*** Source material

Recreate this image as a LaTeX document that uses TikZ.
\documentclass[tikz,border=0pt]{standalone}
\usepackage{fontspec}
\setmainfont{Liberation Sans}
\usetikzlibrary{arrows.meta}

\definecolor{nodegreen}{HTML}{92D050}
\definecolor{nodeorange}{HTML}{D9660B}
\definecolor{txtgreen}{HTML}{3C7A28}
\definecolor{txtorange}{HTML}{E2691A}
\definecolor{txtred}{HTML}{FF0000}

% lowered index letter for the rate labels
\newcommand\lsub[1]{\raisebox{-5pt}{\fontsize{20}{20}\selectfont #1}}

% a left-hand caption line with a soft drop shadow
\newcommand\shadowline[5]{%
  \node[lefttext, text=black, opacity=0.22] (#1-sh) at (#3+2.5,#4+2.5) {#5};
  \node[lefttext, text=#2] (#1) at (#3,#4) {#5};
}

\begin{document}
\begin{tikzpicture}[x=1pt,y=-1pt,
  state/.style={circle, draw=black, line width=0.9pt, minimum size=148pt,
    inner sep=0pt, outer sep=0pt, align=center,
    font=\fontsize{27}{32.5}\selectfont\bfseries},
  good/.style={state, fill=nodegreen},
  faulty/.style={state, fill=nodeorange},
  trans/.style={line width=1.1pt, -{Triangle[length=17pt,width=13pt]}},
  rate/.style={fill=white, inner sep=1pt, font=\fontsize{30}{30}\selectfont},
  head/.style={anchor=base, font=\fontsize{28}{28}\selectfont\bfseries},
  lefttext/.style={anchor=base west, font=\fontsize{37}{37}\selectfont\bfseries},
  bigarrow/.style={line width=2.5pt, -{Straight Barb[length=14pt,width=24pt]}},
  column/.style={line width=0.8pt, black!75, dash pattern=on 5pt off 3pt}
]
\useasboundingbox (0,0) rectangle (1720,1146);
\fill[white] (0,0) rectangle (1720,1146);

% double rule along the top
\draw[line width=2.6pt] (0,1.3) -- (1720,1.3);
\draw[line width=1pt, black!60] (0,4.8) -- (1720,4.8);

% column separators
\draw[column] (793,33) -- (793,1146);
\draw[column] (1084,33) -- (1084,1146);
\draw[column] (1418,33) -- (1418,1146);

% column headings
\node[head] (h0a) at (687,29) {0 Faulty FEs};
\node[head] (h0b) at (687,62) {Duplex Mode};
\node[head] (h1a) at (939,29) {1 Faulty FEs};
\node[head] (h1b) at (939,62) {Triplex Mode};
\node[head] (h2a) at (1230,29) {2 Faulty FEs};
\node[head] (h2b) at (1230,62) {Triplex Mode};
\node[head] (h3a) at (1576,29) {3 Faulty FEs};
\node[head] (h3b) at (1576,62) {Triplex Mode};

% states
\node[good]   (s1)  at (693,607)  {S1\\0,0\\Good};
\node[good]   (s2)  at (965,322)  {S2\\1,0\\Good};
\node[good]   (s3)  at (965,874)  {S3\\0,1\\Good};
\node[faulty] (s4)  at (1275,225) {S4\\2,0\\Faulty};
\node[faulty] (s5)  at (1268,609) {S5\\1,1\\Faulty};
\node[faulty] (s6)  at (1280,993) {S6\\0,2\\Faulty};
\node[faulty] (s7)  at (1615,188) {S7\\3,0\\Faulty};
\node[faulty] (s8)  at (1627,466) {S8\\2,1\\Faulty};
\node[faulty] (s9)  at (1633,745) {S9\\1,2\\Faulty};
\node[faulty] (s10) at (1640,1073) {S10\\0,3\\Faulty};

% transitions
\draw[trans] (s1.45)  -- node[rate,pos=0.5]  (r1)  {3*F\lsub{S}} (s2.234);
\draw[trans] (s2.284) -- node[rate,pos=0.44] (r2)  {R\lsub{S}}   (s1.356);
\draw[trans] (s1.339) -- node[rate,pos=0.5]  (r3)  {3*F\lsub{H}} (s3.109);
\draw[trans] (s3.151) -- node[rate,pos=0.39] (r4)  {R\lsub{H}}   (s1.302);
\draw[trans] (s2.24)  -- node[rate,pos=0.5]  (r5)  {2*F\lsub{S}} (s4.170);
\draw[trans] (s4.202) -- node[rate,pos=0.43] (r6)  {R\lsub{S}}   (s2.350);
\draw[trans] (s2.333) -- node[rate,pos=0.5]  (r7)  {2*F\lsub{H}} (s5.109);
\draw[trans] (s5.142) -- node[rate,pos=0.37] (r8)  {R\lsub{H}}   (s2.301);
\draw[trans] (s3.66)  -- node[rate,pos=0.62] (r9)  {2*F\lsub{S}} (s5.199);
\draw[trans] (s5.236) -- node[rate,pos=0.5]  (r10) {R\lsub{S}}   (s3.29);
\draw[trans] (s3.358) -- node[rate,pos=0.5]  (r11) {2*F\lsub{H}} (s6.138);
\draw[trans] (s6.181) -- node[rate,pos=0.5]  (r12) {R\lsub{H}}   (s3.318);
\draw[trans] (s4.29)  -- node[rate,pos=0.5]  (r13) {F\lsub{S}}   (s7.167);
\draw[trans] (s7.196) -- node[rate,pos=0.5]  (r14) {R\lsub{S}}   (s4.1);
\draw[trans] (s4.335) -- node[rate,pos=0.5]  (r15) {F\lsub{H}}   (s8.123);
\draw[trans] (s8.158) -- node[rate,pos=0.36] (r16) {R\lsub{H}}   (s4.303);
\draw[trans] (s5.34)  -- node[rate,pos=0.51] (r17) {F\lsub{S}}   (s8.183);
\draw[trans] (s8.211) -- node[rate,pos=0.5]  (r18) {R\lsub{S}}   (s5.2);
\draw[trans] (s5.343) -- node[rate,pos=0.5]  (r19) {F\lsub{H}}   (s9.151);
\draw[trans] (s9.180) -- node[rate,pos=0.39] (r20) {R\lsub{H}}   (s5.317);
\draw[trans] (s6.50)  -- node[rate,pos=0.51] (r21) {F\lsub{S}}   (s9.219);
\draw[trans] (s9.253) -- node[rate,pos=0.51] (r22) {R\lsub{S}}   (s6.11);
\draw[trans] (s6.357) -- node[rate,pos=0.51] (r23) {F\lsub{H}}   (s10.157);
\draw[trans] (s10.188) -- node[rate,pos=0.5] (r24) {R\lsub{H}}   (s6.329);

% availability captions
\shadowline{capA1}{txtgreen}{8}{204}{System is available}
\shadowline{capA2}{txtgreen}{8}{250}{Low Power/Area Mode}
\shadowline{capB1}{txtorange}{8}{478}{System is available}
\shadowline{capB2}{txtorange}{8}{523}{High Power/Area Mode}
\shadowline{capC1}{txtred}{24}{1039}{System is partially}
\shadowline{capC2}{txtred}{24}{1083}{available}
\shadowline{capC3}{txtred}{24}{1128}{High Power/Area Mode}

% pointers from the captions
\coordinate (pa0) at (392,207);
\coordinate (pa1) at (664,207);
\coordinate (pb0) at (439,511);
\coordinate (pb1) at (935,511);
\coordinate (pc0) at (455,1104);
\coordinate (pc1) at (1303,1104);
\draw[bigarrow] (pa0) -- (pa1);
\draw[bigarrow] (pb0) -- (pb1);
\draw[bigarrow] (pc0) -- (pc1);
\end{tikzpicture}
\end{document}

******

## [Written instruction]
Begin with the first line of the listing and copy exactly through the line that contains "(h3b) at (1576,62)", please, keeping both ends and leaving out everything after.

## [Response to this exercise]
Recreate this image as a LaTeX document that uses TikZ.
\documentclass[tikz,border=0pt]{standalone}
\usepackage{fontspec}
\setmainfont{Liberation Sans}
\usetikzlibrary{arrows.meta}

\definecolor{nodegreen}{HTML}{92D050}
\definecolor{nodeorange}{HTML}{D9660B}
\definecolor{txtgreen}{HTML}{3C7A28}
\definecolor{txtorange}{HTML}{E2691A}
\definecolor{txtred}{HTML}{FF0000}

% lowered index letter for the rate labels
\newcommand\lsub[1]{\raisebox{-5pt}{\fontsize{20}{20}\selectfont #1}}

% a left-hand caption line with a soft drop shadow
\newcommand\shadowline[5]{%
  \node[lefttext, text=black, opacity=0.22] (#1-sh) at (#3+2.5,#4+2.5) {#5};
  \node[lefttext, text=#2] (#1) at (#3,#4) {#5};
}

\begin{document}
\begin{tikzpicture}[x=1pt,y=-1pt,
  state/.style={circle, draw=black, line width=0.9pt, minimum size=148pt,
    inner sep=0pt, outer sep=0pt, align=center,
    font=\fontsize{27}{32.5}\selectfont\bfseries},
  good/.style={state, fill=nodegreen},
  faulty/.style={state, fill=nodeorange},
  trans/.style={line width=1.1pt, -{Triangle[length=17pt,width=13pt]}},
  rate/.style={fill=white, inner sep=1pt, font=\fontsize{30}{30}\selectfont},
  head/.style={anchor=base, font=\fontsize{28}{28}\selectfont\bfseries},
  lefttext/.style={anchor=base west, font=\fontsize{37}{37}\selectfont\bfseries},
  bigarrow/.style={line width=2.5pt, -{Straight Barb[length=14pt,width=24pt]}},
  column/.style={line width=0.8pt, black!75, dash pattern=on 5pt off 3pt}
]
\useasboundingbox (0,0) rectangle (1720,1146);
\fill[white] (0,0) rectangle (1720,1146);

% double rule along the top
\draw[line width=2.6pt] (0,1.3) -- (1720,1.3);
\draw[line width=1pt, black!60] (0,4.8) -- (1720,4.8);

% column separators
\draw[column] (793,33) -- (793,1146);
\draw[column] (1084,33) -- (1084,1146);
\draw[column] (1418,33) -- (1418,1146);

% column headings
\node[head] (h0a) at (687,29) {0 Faulty FEs};
\node[head] (h0b) at (687,62) {Duplex Mode};
\node[head] (h1a) at (939,29) {1 Faulty FEs};
\node[head] (h1b) at (939,62) {Triplex Mode};
\node[head] (h2a) at (1230,29) {2 Faulty FEs};
\node[head] (h2b) at (1230,62) {Triplex Mode};
\node[head] (h3a) at (1576,29) {3 Faulty FEs};
\node[head] (h3b) at (1576,62) {Triplex Mode};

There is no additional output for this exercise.